* begin SUPPLIED DATA *

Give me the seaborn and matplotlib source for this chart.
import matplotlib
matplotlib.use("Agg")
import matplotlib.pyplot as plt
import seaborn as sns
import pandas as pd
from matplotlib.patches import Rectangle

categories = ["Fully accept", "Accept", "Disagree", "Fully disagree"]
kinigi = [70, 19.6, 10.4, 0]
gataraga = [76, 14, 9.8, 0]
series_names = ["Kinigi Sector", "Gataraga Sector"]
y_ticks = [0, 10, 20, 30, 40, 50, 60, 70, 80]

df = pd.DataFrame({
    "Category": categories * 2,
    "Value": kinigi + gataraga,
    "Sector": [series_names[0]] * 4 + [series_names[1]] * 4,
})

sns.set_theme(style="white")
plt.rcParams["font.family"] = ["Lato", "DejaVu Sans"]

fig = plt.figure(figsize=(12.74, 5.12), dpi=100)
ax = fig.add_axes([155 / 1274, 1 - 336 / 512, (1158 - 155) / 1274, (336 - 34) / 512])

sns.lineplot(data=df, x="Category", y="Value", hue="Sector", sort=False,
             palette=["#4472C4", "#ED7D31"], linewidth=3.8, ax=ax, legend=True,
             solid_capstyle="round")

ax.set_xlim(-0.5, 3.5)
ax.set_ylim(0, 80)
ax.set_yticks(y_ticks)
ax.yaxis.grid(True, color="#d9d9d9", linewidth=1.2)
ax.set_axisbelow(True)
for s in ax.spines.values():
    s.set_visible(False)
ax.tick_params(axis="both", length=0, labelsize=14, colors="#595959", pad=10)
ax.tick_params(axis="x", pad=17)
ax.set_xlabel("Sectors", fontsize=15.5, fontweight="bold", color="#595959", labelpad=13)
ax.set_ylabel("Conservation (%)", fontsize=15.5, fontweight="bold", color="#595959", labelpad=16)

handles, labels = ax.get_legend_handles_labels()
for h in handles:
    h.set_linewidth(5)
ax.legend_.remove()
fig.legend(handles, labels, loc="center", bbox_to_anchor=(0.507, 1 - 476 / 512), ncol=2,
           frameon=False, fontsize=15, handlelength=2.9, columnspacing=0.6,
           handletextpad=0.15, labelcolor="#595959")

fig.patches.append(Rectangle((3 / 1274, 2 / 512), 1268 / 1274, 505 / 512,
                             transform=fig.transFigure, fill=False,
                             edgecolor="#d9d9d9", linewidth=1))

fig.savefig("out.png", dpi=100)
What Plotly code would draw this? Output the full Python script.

* end SUPPLIED DATA *

→ **WHAT IS EXPECTED**: Quote each line of the listing above exactly.

→ **IN RESPONSE**:
Give me the seaborn and matplotlib source for this chart.
import matplotlib
matplotlib.use("Agg")
import matplotlib.pyplot as plt
import seaborn as sns
import pandas as pd
from matplotlib.patches import Rectangle

categories = ["Fully accept", "Accept", "Disagree", "Fully disagree"]
kinigi = [70, 19.6, 10.4, 0]
gataraga = [76, 14, 9.8, 0]
series_names = ["Kinigi Sector", "Gataraga Sector"]
y_ticks = [0, 10, 20, 30, 40, 50, 60, 70, 80]

df = pd.DataFrame({
    "Category": categories * 2,
    "Value": kinigi + gataraga,
    "Sector": [series_names[0]] * 4 + [series_names[1]] * 4,
})

sns.set_theme(style="white")
plt.rcParams["font.family"] = ["Lato", "DejaVu Sans"]

fig = plt.figure(figsize=(12.74, 5.12), dpi=100)
ax = fig.add_axes([155 / 1274, 1 - 336 / 512, (1158 - 155) / 1274, (336 - 34) / 512])

sns.lineplot(data=df, x="Category", y="Value", hue="Sector", sort=False,
             palette=["#4472C4", "#ED7D31"], linewidth=3.8, ax=ax, legend=True,
             solid_capstyle="round")

ax.set_xlim(-0.5, 3.5)
ax.set_ylim(0, 80)
ax.set_yticks(y_ticks)
ax.yaxis.grid(True, color="#d9d9d9", linewidth=1.2)
ax.set_axisbelow(True)
for s in ax.spines.values():
    s.set_visible(False)
ax.tick_params(axis="both", length=0, labelsize=14, colors="#595959", pad=10)
ax.tick_params(axis="x", pad=17)
ax.set_xlabel("Sectors", fontsize=15.5, fontweight="bold", color="#595959", labelpad=13)
ax.set_ylabel("Conservation (%)", fontsize=15.5, fontweight="bold", color="#595959", labelpad=16)

handles, labels = ax.get_legend_handles_labels()
for h in handles:
    h.set_linewidth(5)
ax.legend_.remove()
fig.legend(handles, labels, loc="center", bbox_to_anchor=(0.507, 1 - 476 / 512), ncol=2,
           frameon=False, fontsize=15, handlelength=2.9, columnspacing=0.6,
           handletextpad=0.15, labelcolor="#595959")

fig.patches.append(Rectangle((3 / 1274, 2 / 512), 1268 / 1274, 505 / 512,
                             transform=fig.transFigure, fill=False,
                             edgecolor="#d9d9d9", linewidth=1))

fig.savefig("out.png", dpi=100)
What Plotly code would draw this? Output the full Python script.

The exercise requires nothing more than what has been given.